Items from a dataset
^^^^

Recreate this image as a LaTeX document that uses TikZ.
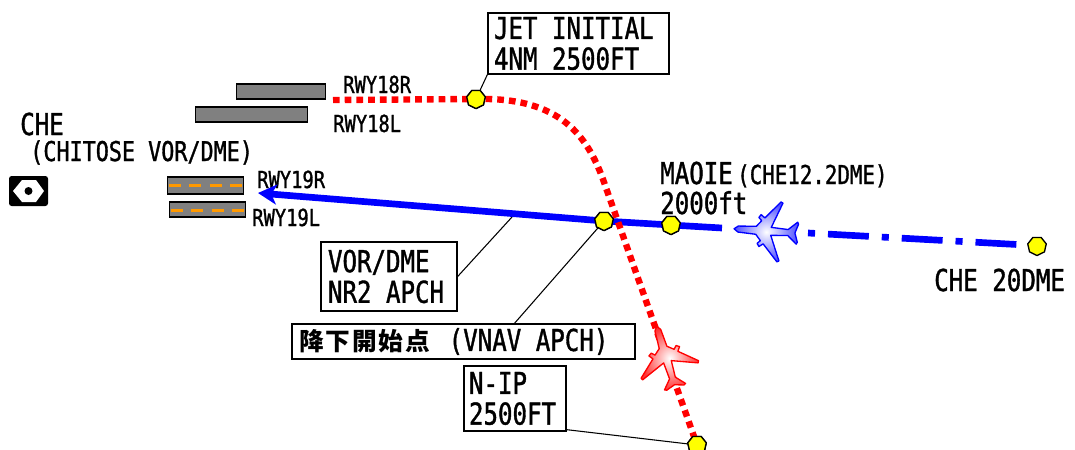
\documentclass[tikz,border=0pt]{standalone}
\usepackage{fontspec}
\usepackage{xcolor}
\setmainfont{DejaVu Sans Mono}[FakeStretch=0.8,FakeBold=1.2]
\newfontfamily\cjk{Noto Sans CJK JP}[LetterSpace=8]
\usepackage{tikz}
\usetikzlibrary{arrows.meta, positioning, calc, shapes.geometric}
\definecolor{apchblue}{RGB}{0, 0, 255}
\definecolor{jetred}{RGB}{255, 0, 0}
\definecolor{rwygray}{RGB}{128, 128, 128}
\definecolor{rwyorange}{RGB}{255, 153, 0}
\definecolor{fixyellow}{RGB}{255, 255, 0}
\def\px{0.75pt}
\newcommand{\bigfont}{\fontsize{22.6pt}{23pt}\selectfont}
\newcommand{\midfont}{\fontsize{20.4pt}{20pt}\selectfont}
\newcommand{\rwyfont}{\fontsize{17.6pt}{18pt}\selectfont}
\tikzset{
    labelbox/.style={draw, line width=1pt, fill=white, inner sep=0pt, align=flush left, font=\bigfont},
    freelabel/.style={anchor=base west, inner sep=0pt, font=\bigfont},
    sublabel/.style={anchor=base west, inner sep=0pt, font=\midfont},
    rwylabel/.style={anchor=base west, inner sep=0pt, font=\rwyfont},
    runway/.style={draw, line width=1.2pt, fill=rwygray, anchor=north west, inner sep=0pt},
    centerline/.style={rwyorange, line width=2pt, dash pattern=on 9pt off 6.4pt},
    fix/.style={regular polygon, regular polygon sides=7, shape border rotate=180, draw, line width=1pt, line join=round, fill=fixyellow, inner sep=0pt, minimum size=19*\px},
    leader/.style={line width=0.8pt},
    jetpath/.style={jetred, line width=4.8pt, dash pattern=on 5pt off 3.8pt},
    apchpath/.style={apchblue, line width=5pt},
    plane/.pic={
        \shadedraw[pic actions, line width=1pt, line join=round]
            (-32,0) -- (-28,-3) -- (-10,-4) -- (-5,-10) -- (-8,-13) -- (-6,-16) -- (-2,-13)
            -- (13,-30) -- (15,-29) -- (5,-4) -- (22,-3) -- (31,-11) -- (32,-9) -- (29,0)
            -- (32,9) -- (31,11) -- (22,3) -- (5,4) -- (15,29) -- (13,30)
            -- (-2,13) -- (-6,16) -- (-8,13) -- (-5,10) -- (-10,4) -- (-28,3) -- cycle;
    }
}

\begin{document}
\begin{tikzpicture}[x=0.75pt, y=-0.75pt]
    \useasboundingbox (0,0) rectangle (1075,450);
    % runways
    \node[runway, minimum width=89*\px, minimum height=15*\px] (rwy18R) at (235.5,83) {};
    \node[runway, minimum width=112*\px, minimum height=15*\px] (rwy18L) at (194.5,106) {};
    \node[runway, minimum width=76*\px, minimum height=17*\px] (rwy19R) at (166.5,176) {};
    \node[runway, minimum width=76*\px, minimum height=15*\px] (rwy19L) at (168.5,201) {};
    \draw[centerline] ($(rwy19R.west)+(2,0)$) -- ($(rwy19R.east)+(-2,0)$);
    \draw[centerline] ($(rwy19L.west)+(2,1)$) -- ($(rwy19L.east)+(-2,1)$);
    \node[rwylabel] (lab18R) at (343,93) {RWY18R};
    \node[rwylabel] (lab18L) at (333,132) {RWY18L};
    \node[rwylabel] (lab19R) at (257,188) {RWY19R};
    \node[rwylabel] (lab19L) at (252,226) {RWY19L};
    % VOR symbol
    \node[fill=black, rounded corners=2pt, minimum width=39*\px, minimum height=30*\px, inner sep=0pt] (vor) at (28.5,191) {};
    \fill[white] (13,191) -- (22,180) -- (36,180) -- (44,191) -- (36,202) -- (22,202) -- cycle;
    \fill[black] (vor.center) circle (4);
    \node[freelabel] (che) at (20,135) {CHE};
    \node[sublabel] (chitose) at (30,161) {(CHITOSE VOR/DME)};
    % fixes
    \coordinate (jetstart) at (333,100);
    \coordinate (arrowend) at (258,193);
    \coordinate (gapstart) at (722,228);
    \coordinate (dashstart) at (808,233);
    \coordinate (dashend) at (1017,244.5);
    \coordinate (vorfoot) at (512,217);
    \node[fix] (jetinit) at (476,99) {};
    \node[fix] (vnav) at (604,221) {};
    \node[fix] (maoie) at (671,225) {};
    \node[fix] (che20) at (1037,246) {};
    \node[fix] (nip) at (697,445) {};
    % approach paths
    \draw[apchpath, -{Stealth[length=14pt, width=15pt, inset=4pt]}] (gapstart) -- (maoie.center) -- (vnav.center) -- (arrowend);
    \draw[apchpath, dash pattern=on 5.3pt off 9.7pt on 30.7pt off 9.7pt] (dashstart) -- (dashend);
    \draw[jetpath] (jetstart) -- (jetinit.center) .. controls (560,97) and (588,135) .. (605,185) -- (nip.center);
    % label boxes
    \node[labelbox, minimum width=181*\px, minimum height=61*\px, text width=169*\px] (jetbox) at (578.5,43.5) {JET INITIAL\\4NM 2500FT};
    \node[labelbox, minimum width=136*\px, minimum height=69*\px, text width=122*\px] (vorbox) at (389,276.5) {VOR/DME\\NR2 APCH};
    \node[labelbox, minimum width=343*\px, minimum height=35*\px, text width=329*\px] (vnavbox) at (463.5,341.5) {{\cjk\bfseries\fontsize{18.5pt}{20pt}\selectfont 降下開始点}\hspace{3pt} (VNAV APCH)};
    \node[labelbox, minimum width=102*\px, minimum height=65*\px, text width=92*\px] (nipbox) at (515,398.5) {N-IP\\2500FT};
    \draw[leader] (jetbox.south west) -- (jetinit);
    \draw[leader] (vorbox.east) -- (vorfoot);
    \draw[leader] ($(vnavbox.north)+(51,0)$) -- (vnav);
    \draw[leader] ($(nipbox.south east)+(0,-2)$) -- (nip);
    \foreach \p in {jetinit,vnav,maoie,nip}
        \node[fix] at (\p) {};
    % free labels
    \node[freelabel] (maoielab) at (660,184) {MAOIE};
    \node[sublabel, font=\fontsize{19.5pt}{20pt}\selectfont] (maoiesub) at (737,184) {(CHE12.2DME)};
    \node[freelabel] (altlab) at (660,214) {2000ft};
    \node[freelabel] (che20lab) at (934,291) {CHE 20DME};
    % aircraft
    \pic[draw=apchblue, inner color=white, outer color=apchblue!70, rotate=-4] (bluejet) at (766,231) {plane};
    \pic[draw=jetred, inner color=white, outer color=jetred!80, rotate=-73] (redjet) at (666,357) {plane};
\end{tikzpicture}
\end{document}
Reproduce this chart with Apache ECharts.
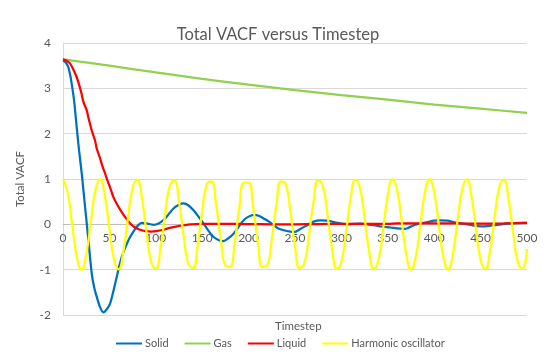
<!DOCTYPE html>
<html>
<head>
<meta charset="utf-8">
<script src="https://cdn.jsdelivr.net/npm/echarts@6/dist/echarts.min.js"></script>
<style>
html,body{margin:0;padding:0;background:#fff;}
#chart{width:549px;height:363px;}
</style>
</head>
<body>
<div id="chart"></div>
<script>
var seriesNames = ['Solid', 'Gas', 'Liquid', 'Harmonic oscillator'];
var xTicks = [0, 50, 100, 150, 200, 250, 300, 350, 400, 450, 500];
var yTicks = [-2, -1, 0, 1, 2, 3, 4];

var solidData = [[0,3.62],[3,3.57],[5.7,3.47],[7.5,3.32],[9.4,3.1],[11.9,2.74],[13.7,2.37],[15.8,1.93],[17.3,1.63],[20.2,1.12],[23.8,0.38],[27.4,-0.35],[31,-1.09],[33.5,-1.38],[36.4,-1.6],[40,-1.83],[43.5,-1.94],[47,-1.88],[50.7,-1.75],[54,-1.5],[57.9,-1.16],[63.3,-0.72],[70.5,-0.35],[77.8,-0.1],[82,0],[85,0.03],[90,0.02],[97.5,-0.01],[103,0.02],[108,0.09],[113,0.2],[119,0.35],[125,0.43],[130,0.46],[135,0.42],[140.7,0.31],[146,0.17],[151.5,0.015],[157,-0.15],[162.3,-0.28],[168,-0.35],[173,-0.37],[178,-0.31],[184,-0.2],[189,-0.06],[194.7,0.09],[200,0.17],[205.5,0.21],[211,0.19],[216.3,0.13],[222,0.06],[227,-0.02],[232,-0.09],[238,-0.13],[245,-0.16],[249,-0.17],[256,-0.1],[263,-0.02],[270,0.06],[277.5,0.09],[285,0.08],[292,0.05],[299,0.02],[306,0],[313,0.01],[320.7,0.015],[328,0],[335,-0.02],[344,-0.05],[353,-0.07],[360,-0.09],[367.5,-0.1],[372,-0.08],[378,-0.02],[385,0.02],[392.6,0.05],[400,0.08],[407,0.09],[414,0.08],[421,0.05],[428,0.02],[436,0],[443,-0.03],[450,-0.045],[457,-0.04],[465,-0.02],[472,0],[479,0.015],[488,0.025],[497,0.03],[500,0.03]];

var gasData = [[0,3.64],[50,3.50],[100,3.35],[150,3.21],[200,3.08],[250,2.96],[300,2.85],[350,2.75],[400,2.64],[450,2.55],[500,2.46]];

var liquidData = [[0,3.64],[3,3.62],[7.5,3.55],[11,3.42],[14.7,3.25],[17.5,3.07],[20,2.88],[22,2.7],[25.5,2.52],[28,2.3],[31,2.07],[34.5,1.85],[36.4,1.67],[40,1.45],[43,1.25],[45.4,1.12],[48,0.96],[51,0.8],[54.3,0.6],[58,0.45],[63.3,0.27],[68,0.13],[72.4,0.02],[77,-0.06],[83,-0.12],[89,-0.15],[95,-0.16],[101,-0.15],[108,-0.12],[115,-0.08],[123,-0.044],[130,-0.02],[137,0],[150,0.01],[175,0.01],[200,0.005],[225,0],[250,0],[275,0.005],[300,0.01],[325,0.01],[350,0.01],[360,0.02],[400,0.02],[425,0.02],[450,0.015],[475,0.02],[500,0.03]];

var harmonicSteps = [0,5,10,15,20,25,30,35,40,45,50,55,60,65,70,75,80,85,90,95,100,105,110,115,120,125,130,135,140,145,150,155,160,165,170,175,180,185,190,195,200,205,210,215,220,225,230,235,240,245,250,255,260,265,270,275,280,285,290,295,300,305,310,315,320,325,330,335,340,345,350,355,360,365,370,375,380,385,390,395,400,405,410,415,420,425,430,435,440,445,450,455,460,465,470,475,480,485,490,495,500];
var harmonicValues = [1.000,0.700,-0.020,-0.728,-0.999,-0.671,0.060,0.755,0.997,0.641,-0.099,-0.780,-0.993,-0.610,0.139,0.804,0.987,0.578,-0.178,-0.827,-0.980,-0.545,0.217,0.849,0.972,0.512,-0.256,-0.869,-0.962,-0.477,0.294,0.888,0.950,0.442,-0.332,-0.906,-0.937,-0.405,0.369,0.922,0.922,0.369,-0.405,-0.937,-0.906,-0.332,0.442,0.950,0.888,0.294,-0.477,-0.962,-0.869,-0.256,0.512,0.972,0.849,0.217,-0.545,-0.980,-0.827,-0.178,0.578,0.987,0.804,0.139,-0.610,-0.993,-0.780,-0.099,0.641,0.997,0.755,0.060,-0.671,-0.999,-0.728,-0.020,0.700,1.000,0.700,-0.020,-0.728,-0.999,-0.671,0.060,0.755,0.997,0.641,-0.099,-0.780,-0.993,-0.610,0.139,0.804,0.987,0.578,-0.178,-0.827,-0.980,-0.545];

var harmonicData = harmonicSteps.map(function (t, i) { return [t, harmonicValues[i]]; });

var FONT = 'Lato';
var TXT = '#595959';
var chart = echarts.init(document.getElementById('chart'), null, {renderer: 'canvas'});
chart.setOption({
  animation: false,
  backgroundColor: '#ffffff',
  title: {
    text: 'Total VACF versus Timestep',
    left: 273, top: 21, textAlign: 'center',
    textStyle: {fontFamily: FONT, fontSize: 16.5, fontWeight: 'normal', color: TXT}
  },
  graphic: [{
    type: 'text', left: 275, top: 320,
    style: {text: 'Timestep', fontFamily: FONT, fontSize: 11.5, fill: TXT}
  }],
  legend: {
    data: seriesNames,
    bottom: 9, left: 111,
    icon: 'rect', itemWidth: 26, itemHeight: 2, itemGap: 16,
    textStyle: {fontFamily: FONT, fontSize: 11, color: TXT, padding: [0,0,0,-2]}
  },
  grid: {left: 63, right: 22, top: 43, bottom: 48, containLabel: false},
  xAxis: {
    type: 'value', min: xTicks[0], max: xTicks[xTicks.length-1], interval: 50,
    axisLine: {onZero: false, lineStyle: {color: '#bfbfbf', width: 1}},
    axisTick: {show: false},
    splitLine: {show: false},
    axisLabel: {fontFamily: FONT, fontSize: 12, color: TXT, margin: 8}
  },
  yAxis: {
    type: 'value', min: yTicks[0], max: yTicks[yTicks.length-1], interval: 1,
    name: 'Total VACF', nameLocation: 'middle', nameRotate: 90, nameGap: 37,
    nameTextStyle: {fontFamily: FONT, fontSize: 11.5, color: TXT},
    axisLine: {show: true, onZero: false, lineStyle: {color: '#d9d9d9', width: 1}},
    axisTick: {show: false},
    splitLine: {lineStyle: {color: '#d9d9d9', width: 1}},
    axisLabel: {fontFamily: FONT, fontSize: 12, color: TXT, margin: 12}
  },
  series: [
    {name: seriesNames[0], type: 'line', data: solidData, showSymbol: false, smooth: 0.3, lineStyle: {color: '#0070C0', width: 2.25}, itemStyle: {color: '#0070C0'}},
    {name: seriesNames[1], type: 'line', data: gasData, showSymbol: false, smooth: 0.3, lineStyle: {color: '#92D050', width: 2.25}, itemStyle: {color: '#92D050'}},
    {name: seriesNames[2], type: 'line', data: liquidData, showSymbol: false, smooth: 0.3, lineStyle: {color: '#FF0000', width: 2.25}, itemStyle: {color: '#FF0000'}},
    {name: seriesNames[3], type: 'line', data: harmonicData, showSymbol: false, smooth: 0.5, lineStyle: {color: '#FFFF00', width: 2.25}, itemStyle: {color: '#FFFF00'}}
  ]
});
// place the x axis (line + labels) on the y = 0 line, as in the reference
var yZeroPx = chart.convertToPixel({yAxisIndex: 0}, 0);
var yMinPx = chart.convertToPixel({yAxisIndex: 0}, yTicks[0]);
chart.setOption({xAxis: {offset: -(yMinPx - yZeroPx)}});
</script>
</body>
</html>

^^^^

◆ Task requirements ◆
Working from the entries above, reproduce exactly and only the lines beginning with the line that has "Reproduce this chart with Apache ECharts." and ending with the line that has "var yTicks = [-2, -1, 0, 1, 2, 3, 4];"; omit all pictures.

◆ Response to the exercise ◆
Reproduce this chart with Apache ECharts.
<!DOCTYPE html>
<html>
<head>
<meta charset="utf-8">
<script src="https://cdn.jsdelivr.net/npm/echarts@6/dist/echarts.min.js"></script>
<style>
html,body{margin:0;padding:0;background:#fff;}
#chart{width:549px;height:363px;}
</style>
</head>
<body>
<div id="chart"></div>
<script>
var seriesNames = ['Solid', 'Gas', 'Liquid', 'Harmonic oscillator'];
var xTicks = [0, 50, 100, 150, 200, 250, 300, 350, 400, 450, 500];
var yTicks = [-2, -1, 0, 1, 2, 3, 4];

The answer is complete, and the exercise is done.